==== MATERIAL FOR THIS EXERCISE
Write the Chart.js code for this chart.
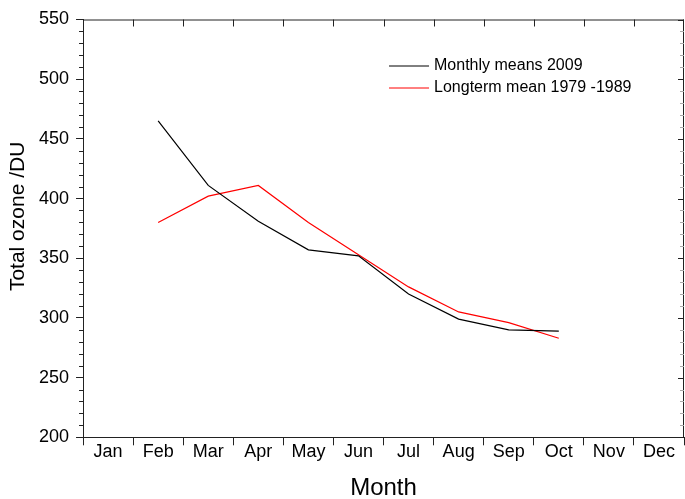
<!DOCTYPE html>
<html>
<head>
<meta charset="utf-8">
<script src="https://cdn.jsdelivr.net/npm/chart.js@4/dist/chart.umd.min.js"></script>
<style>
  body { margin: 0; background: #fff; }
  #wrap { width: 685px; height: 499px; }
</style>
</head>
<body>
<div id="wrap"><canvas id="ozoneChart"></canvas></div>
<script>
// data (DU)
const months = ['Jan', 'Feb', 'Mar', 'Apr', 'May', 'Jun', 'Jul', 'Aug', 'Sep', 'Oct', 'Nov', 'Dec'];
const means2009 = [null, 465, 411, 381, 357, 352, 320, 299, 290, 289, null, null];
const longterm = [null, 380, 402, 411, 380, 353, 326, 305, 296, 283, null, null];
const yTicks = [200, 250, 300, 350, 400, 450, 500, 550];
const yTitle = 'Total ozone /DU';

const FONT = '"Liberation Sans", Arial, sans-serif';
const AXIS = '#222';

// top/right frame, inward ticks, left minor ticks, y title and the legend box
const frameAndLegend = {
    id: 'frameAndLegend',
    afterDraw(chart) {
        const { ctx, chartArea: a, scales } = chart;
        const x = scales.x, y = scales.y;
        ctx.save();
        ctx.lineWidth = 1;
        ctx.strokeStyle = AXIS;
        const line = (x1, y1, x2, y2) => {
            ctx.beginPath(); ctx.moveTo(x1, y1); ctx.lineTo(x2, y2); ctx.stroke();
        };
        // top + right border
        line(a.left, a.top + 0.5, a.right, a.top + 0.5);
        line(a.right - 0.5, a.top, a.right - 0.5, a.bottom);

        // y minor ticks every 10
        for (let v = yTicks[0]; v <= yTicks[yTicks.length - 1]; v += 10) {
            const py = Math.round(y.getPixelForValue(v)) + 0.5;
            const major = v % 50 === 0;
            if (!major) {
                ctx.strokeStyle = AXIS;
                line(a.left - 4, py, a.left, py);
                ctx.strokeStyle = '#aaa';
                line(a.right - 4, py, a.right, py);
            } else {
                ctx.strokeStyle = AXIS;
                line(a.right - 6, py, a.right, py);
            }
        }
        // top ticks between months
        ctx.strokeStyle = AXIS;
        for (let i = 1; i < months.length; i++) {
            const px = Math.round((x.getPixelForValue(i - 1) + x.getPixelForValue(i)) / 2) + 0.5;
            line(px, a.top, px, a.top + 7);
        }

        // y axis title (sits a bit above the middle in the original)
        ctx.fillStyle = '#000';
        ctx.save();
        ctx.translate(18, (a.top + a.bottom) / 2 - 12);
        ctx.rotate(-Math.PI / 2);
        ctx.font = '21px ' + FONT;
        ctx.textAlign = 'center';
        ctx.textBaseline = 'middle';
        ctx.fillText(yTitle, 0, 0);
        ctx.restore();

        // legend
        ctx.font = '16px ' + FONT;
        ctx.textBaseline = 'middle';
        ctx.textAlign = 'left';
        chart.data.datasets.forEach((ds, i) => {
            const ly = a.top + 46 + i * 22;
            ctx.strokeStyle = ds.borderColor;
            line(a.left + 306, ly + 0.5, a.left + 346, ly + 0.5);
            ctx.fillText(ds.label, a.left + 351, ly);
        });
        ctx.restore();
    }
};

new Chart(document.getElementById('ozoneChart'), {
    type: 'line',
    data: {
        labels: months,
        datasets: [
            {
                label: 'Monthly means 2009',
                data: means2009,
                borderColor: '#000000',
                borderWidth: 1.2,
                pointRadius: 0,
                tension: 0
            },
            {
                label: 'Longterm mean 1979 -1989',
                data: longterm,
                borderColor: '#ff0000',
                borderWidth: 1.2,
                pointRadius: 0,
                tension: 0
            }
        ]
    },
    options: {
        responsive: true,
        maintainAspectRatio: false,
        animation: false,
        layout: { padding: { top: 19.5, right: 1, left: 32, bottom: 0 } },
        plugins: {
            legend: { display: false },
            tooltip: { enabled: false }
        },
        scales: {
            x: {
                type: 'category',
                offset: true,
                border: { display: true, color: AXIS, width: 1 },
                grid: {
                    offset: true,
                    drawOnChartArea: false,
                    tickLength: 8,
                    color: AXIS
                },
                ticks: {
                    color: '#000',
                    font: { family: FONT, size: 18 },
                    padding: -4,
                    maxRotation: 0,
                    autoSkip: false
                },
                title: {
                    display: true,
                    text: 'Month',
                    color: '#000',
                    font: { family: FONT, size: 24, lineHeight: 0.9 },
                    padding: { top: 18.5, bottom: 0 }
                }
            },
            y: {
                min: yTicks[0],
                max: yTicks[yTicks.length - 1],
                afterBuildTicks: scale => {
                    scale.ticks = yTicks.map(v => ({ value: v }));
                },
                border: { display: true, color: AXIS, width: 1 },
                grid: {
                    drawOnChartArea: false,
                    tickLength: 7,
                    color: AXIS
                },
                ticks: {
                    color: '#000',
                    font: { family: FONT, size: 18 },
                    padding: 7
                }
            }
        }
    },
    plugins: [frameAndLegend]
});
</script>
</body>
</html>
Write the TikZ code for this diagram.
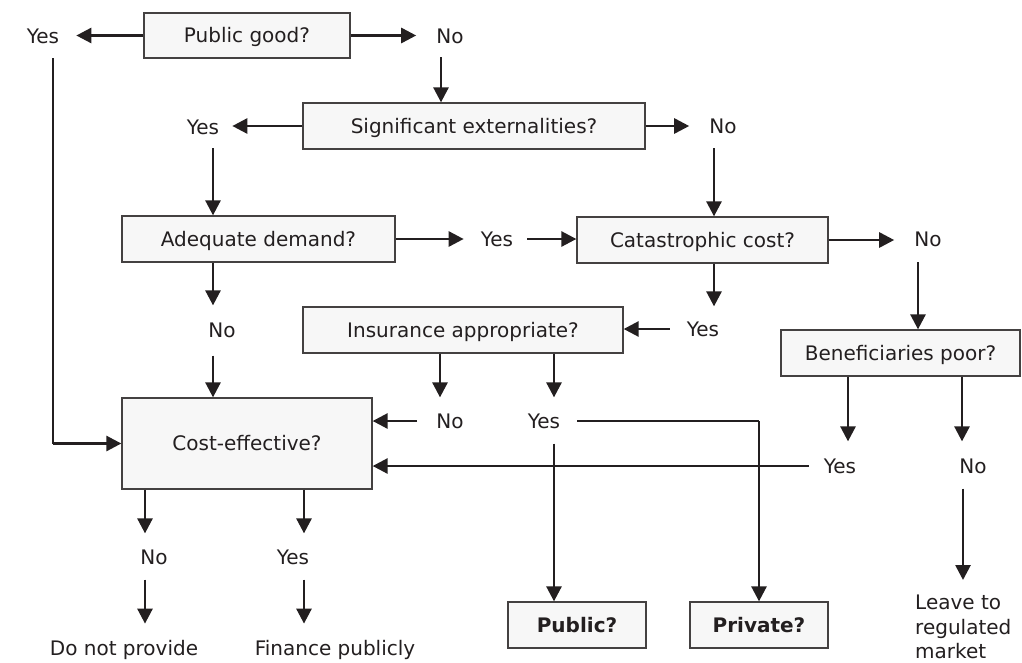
========
*SHORT TASK*:
From the opening line of the entries above to the line containing "line(a.right - 0.5, a.top, a.right", please transcribe each line exactly, skipping every picture.

*SOLUTION TO THIS EXERCISE*:
Write the Chart.js code for this chart.
<!DOCTYPE html>
<html>
<head>
<meta charset="utf-8">
<script src="https://cdn.jsdelivr.net/npm/chart.js@4/dist/chart.umd.min.js"></script>
<style>
  body { margin: 0; background: #fff; }
  #wrap { width: 685px; height: 499px; }
</style>
</head>
<body>
<div id="wrap"><canvas id="ozoneChart"></canvas></div>
<script>
// data (DU)
const months = ['Jan', 'Feb', 'Mar', 'Apr', 'May', 'Jun', 'Jul', 'Aug', 'Sep', 'Oct', 'Nov', 'Dec'];
const means2009 = [null, 465, 411, 381, 357, 352, 320, 299, 290, 289, null, null];
const longterm = [null, 380, 402, 411, 380, 353, 326, 305, 296, 283, null, null];
const yTicks = [200, 250, 300, 350, 400, 450, 500, 550];
const yTitle = 'Total ozone /DU';

const FONT = '"Liberation Sans", Arial, sans-serif';
const AXIS = '#222';

// top/right frame, inward ticks, left minor ticks, y title and the legend box
const frameAndLegend = {
    id: 'frameAndLegend',
    afterDraw(chart) {
        const { ctx, chartArea: a, scales } = chart;
        const x = scales.x, y = scales.y;
        ctx.save();
        ctx.lineWidth = 1;
        ctx.strokeStyle = AXIS;
        const line = (x1, y1, x2, y2) => {
            ctx.beginPath(); ctx.moveTo(x1, y1); ctx.lineTo(x2, y2); ctx.stroke();
        };
        // top + right border
        line(a.left, a.top + 0.5, a.right, a.top + 0.5);
        line(a.right - 0.5, a.top, a.right - 0.5, a.bottom);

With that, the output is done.